→ To do: Skip all pictures, then copy the lines from the start of the data through the line with "const svgRef = useRef<SVGSVGElement>(null);", keeping both ends.

→ Provided material:

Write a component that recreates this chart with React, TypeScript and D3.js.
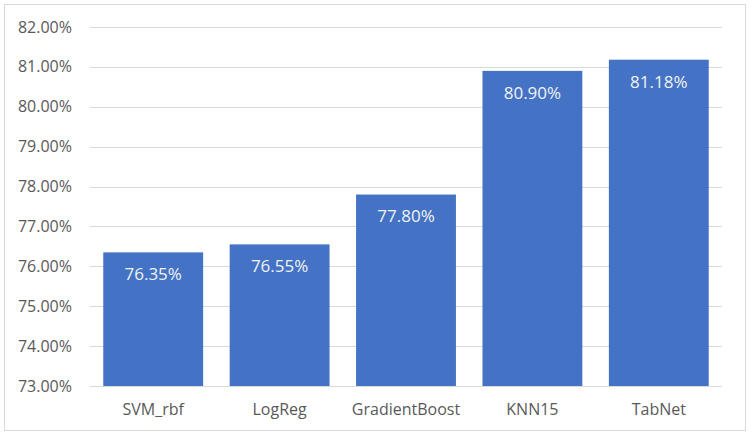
import React, { useEffect, useRef } from "react";
import * as d3 from "d3";

const models = ["SVM_rbf", "LogReg", "GradientBoost", "KNN15", "TabNet"];
const accuracy = [76.35, 76.55, 77.8, 80.9, 81.18];
const yTicks = [73, 74, 75, 76, 77, 78, 79, 80, 81, 82];

const W = 754;
const H = 437;

export default function App() {
  const svgRef = useRef<SVGSVGElement>(null);

  useEffect(() => {
    document.body.style.margin = "0";
    const svg = d3.select(svgRef.current);
    svg.selectAll("*").remove();

    const font = "'Open Sans', 'Noto Sans', sans-serif";

    // chart frame
    svg.append("rect")
      .attr("x", 4.5).attr("y", 4.5)
      .attr("width", 741).attr("height", 426)
      .attr("fill", "#fff")
      .attr("stroke", "#d9d9d9");

    const x = d3.scaleBand<string>()
      .domain(models)
      .range([90, 722])
      .paddingInner(0.21)
      .paddingOuter(0.105);

    const y = d3.scaleLinear().domain([73, 82]).range([386, 27]);

    svg.append("g")
      .selectAll("line")
      .data(yTicks)
      .join("line")
      .attr("x1", 90).attr("x2", 722)
      .attr("y1", d => Math.round(y(d)) + 0.5)
      .attr("y2", d => Math.round(y(d)) + 0.5)
      .attr("stroke", "#d9d9d9")
      .attr("stroke-width", 1);

    svg.append("g")
      .selectAll("text")
      .data(yTicks)
      .join("text")
      .attr("x", 72)
      .attr("y", d => y(d))
      .attr("dy", "0.35em")
      .attr("text-anchor", "end")
      .attr("fill", "#595959")
      .style("font-family", font)
      .style("font-size", "16px")
      .text(d => d.toFixed(2) + "%");

    svg.append("g")
      .selectAll("rect")
      .data(accuracy)
      .join("rect")
      .attr("x", (_, i) => x(models[i])!)
      .attr("width", x.bandwidth())
      .attr("y", d => y(d))
      .attr("height", d => y(73) - y(d))
      .attr("fill", "#4472c4");

    svg.append("g")
      .selectAll("text")
      .data(accuracy)
      .join("text")
      .attr("x", (_, i) => x(models[i])! + x.bandwidth() / 2)
      .attr("y", d => y(d) + 22)
      .attr("dy", "0.35em")
      .attr("text-anchor", "middle")
      .attr("fill", "#f2f2f2")
      .style("font-family", font)
      .style("font-size", "17px")
      .text(d => d.toFixed(2) + "%");

    svg.append("g")
      .selectAll("text")
      .data(models)
      .join("text")
      .attr("x", d => x(d)! + x.bandwidth() / 2)
      .attr("y", 409)
      .attr("dy", "0.35em")
      .attr("text-anchor", "middle")
      .attr("fill", "#595959")
      .style("font-family", font)
      .style("font-size", "16px")
      .text(d => d);
  }, []);

  return <svg ref={svgRef} width={W} height={H} style={{ display: "block" }} />;
}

→ Task answer:
Write a component that recreates this chart with React, TypeScript and D3.js.
import React, { useEffect, useRef } from "react";
import * as d3 from "d3";

const models = ["SVM_rbf", "LogReg", "GradientBoost", "KNN15", "TabNet"];
const accuracy = [76.35, 76.55, 77.8, 80.9, 81.18];
const yTicks = [73, 74, 75, 76, 77, 78, 79, 80, 81, 82];

const W = 754;
const H = 437;

export default function App() {
  const svgRef = useRef<SVGSVGElement>(null);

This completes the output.